| Data |
— Start —

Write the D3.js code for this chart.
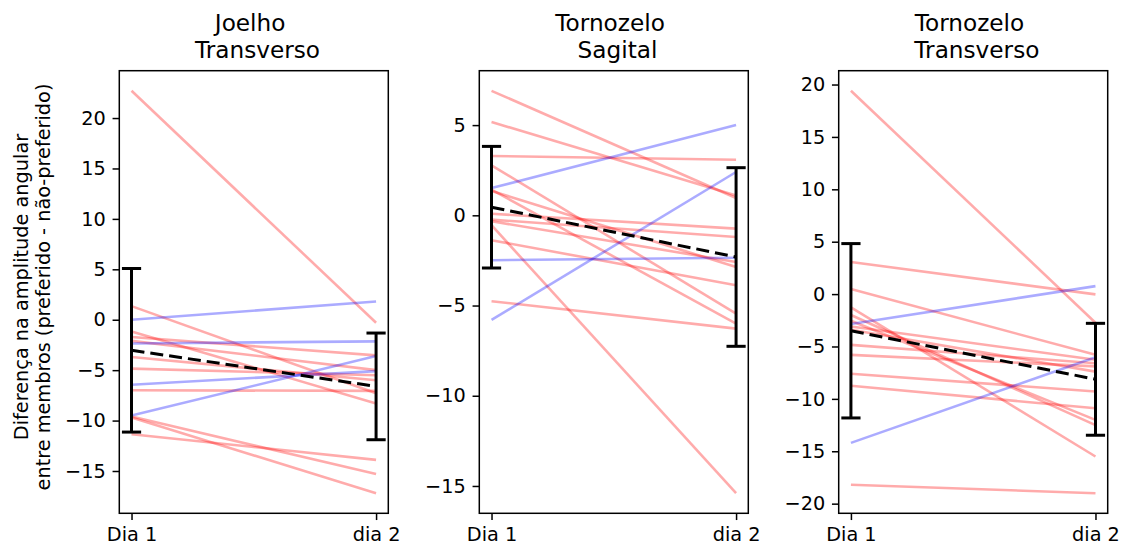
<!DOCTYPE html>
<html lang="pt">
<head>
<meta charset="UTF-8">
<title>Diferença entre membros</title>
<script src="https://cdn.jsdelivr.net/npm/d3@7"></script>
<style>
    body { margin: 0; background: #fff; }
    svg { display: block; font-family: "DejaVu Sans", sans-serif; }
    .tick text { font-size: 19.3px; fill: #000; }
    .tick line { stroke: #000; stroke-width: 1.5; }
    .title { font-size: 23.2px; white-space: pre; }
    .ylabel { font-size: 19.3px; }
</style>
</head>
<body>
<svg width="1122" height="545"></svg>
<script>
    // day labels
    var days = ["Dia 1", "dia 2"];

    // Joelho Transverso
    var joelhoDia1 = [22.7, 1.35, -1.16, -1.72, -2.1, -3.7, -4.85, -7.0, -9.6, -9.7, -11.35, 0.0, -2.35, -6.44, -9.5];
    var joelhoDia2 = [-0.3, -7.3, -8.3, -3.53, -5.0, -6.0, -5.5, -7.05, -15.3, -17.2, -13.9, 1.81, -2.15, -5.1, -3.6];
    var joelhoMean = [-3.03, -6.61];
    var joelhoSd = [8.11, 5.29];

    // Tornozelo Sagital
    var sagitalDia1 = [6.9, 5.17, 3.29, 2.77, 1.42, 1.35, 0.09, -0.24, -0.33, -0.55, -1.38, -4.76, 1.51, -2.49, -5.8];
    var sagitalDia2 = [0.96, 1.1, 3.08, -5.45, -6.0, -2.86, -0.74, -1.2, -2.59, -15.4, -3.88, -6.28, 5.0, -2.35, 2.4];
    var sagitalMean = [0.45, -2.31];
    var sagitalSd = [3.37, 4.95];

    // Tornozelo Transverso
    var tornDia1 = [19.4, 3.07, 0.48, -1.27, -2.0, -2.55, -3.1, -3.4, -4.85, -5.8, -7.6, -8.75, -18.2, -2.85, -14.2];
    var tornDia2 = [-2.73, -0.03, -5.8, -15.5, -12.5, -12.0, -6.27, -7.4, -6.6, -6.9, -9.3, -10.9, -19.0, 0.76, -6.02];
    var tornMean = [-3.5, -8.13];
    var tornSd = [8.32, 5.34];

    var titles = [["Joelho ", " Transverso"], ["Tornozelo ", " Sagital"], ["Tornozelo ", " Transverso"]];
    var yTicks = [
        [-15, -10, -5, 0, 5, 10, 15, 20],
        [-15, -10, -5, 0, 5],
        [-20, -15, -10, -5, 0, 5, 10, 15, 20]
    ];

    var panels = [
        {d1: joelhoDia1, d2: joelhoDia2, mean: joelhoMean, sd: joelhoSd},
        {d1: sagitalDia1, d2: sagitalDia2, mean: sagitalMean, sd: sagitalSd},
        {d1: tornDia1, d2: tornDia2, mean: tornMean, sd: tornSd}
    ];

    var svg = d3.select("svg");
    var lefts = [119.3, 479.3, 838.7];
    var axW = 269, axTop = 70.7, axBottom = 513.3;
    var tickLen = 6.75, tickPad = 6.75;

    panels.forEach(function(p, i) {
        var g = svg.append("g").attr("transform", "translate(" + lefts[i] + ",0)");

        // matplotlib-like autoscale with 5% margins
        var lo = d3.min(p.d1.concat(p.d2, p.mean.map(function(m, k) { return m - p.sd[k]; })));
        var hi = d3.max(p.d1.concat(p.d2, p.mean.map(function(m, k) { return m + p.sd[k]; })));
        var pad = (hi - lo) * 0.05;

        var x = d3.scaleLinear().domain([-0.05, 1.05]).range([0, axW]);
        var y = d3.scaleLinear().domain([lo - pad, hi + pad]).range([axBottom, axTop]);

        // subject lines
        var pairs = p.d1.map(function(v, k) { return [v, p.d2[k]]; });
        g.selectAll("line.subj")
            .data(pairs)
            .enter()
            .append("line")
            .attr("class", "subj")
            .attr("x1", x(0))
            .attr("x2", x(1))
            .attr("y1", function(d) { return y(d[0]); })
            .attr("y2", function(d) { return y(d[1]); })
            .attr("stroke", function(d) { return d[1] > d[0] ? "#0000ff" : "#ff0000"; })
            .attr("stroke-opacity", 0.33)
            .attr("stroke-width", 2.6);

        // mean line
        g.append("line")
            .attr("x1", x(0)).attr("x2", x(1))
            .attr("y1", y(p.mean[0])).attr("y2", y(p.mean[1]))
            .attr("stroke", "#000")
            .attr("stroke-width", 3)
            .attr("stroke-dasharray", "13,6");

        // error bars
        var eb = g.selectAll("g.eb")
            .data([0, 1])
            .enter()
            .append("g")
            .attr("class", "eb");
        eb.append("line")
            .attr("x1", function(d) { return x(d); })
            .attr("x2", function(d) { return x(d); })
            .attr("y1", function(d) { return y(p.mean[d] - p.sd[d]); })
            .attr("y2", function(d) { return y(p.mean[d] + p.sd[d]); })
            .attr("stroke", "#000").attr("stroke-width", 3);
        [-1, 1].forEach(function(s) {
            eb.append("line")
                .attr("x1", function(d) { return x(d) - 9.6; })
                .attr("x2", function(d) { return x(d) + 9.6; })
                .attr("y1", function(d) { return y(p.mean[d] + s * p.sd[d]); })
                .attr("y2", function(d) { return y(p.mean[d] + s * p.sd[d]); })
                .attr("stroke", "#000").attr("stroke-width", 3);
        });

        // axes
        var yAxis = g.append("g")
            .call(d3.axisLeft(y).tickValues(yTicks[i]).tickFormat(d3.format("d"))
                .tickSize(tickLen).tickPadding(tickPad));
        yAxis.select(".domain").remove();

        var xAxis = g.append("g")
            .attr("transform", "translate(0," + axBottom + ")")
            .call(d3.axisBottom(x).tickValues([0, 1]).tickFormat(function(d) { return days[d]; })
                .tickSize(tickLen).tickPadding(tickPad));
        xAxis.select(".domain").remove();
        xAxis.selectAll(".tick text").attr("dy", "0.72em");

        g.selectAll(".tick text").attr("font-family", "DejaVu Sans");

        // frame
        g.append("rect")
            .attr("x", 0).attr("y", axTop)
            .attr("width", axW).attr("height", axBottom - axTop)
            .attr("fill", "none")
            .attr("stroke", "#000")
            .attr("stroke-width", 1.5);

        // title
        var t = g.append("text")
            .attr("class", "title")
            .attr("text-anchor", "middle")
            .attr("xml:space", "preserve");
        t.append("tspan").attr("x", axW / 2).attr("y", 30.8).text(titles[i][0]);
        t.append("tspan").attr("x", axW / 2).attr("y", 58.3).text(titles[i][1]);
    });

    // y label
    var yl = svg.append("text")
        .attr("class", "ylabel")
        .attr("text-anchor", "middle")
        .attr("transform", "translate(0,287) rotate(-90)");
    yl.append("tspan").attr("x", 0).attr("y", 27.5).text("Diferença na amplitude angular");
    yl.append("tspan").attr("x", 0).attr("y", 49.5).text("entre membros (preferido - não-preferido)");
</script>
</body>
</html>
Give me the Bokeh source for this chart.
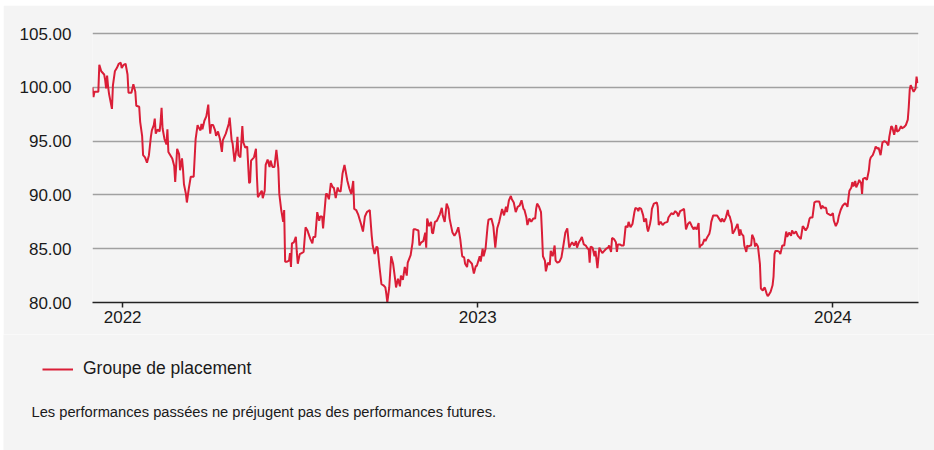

— End —

| Given request |
Pictures stay out; reproduce every line of the records exactly.

| Task result |
Write the D3.js code for this chart.
<!DOCTYPE html>
<html lang="pt">
<head>
<meta charset="UTF-8">
<title>Diferença entre membros</title>
<script src="https://cdn.jsdelivr.net/npm/d3@7"></script>
<style>
    body { margin: 0; background: #fff; }
    svg { display: block; font-family: "DejaVu Sans", sans-serif; }
    .tick text { font-size: 19.3px; fill: #000; }
    .tick line { stroke: #000; stroke-width: 1.5; }
    .title { font-size: 23.2px; white-space: pre; }
    .ylabel { font-size: 19.3px; }
</style>
</head>
<body>
<svg width="1122" height="545"></svg>
<script>
    // day labels
    var days = ["Dia 1", "dia 2"];

    // Joelho Transverso
    var joelhoDia1 = [22.7, 1.35, -1.16, -1.72, -2.1, -3.7, -4.85, -7.0, -9.6, -9.7, -11.35, 0.0, -2.35, -6.44, -9.5];
    var joelhoDia2 = [-0.3, -7.3, -8.3, -3.53, -5.0, -6.0, -5.5, -7.05, -15.3, -17.2, -13.9, 1.81, -2.15, -5.1, -3.6];
    var joelhoMean = [-3.03, -6.61];
    var joelhoSd = [8.11, 5.29];

    // Tornozelo Sagital
    var sagitalDia1 = [6.9, 5.17, 3.29, 2.77, 1.42, 1.35, 0.09, -0.24, -0.33, -0.55, -1.38, -4.76, 1.51, -2.49, -5.8];
    var sagitalDia2 = [0.96, 1.1, 3.08, -5.45, -6.0, -2.86, -0.74, -1.2, -2.59, -15.4, -3.88, -6.28, 5.0, -2.35, 2.4];
    var sagitalMean = [0.45, -2.31];
    var sagitalSd = [3.37, 4.95];

    // Tornozelo Transverso
    var tornDia1 = [19.4, 3.07, 0.48, -1.27, -2.0, -2.55, -3.1, -3.4, -4.85, -5.8, -7.6, -8.75, -18.2, -2.85, -14.2];
    var tornDia2 = [-2.73, -0.03, -5.8, -15.5, -12.5, -12.0, -6.27, -7.4, -6.6, -6.9, -9.3, -10.9, -19.0, 0.76, -6.02];
    var tornMean = [-3.5, -8.13];
    var tornSd = [8.32, 5.34];

    var titles = [["Joelho ", " Transverso"], ["Tornozelo ", " Sagital"], ["Tornozelo ", " Transverso"]];
    var yTicks = [
        [-15, -10, -5, 0, 5, 10, 15, 20],
        [-15, -10, -5, 0, 5],
        [-20, -15, -10, -5, 0, 5, 10, 15, 20]
    ];

    var panels = [
        {d1: joelhoDia1, d2: joelhoDia2, mean: joelhoMean, sd: joelhoSd},
        {d1: sagitalDia1, d2: sagitalDia2, mean: sagitalMean, sd: sagitalSd},
        {d1: tornDia1, d2: tornDia2, mean: tornMean, sd: tornSd}
    ];

    var svg = d3.select("svg");
    var lefts = [119.3, 479.3, 838.7];
    var axW = 269, axTop = 70.7, axBottom = 513.3;
    var tickLen = 6.75, tickPad = 6.75;

    panels.forEach(function(p, i) {
        var g = svg.append("g").attr("transform", "translate(" + lefts[i] + ",0)");

        // matplotlib-like autoscale with 5% margins
        var lo = d3.min(p.d1.concat(p.d2, p.mean.map(function(m, k) { return m - p.sd[k]; })));
        var hi = d3.max(p.d1.concat(p.d2, p.mean.map(function(m, k) { return m + p.sd[k]; })));
        var pad = (hi - lo) * 0.05;

        var x = d3.scaleLinear().domain([-0.05, 1.05]).range([0, axW]);
        var y = d3.scaleLinear().domain([lo - pad, hi + pad]).range([axBottom, axTop]);

        // subject lines
        var pairs = p.d1.map(function(v, k) { return [v, p.d2[k]]; });
        g.selectAll("line.subj")
            .data(pairs)
            .enter()
            .append("line")
            .attr("class", "subj")
            .attr("x1", x(0))
            .attr("x2", x(1))
            .attr("y1", function(d) { return y(d[0]); })
            .attr("y2", function(d) { return y(d[1]); })
            .attr("stroke", function(d) { return d[1] > d[0] ? "#0000ff" : "#ff0000"; })
            .attr("stroke-opacity", 0.33)
            .attr("stroke-width", 2.6);

        // mean line
        g.append("line")
            .attr("x1", x(0)).attr("x2", x(1))
            .attr("y1", y(p.mean[0])).attr("y2", y(p.mean[1]))
            .attr("stroke", "#000")
            .attr("stroke-width", 3)
            .attr("stroke-dasharray", "13,6");

        // error bars
        var eb = g.selectAll("g.eb")
            .data([0, 1])
            .enter()
            .append("g")
            .attr("class", "eb");
        eb.append("line")
            .attr("x1", function(d) { return x(d); })
            .attr("x2", function(d) { return x(d); })
            .attr("y1", function(d) { return y(p.mean[d] - p.sd[d]); })
            .attr("y2", function(d) { return y(p.mean[d] + p.sd[d]); })
            .attr("stroke", "#000").attr("stroke-width", 3);
        [-1, 1].forEach(function(s) {
            eb.append("line")
                .attr("x1", function(d) { return x(d) - 9.6; })
                .attr("x2", function(d) { return x(d) + 9.6; })
                .attr("y1", function(d) { return y(p.mean[d] + s * p.sd[d]); })
                .attr("y2", function(d) { return y(p.mean[d] + s * p.sd[d]); })
                .attr("stroke", "#000").attr("stroke-width", 3);
        });

        // axes
        var yAxis = g.append("g")
            .call(d3.axisLeft(y).tickValues(yTicks[i]).tickFormat(d3.format("d"))
                .tickSize(tickLen).tickPadding(tickPad));
        yAxis.select(".domain").remove();

        var xAxis = g.append("g")
            .attr("transform", "translate(0," + axBottom + ")")
            .call(d3.axisBottom(x).tickValues([0, 1]).tickFormat(function(d) { return days[d]; })
                .tickSize(tickLen).tickPadding(tickPad));
        xAxis.select(".domain").remove();
        xAxis.selectAll(".tick text").attr("dy", "0.72em");

        g.selectAll(".tick text").attr("font-family", "DejaVu Sans");

        // frame
        g.append("rect")
            .attr("x", 0).attr("y", axTop)
            .attr("width", axW).attr("height", axBottom - axTop)
            .attr("fill", "none")
            .attr("stroke", "#000")
            .attr("stroke-width", 1.5);

        // title
        var t = g.append("text")
            .attr("class", "title")
            .attr("text-anchor", "middle")
            .attr("xml:space", "preserve");
        t.append("tspan").attr("x", axW / 2).attr("y", 30.8).text(titles[i][0]);
        t.append("tspan").attr("x", axW / 2).attr("y", 58.3).text(titles[i][1]);
    });

    // y label
    var yl = svg.append("text")
        .attr("class", "ylabel")
        .attr("text-anchor", "middle")
        .attr("transform", "translate(0,287) rotate(-90)");
    yl.append("tspan").attr("x", 0).attr("y", 27.5).text("Diferença na amplitude angular");
    yl.append("tspan").attr("x", 0).attr("y", 49.5).text("entre membros (preferido - não-preferido)");
</script>
</body>
</html>
Give me the Bokeh source for this chart.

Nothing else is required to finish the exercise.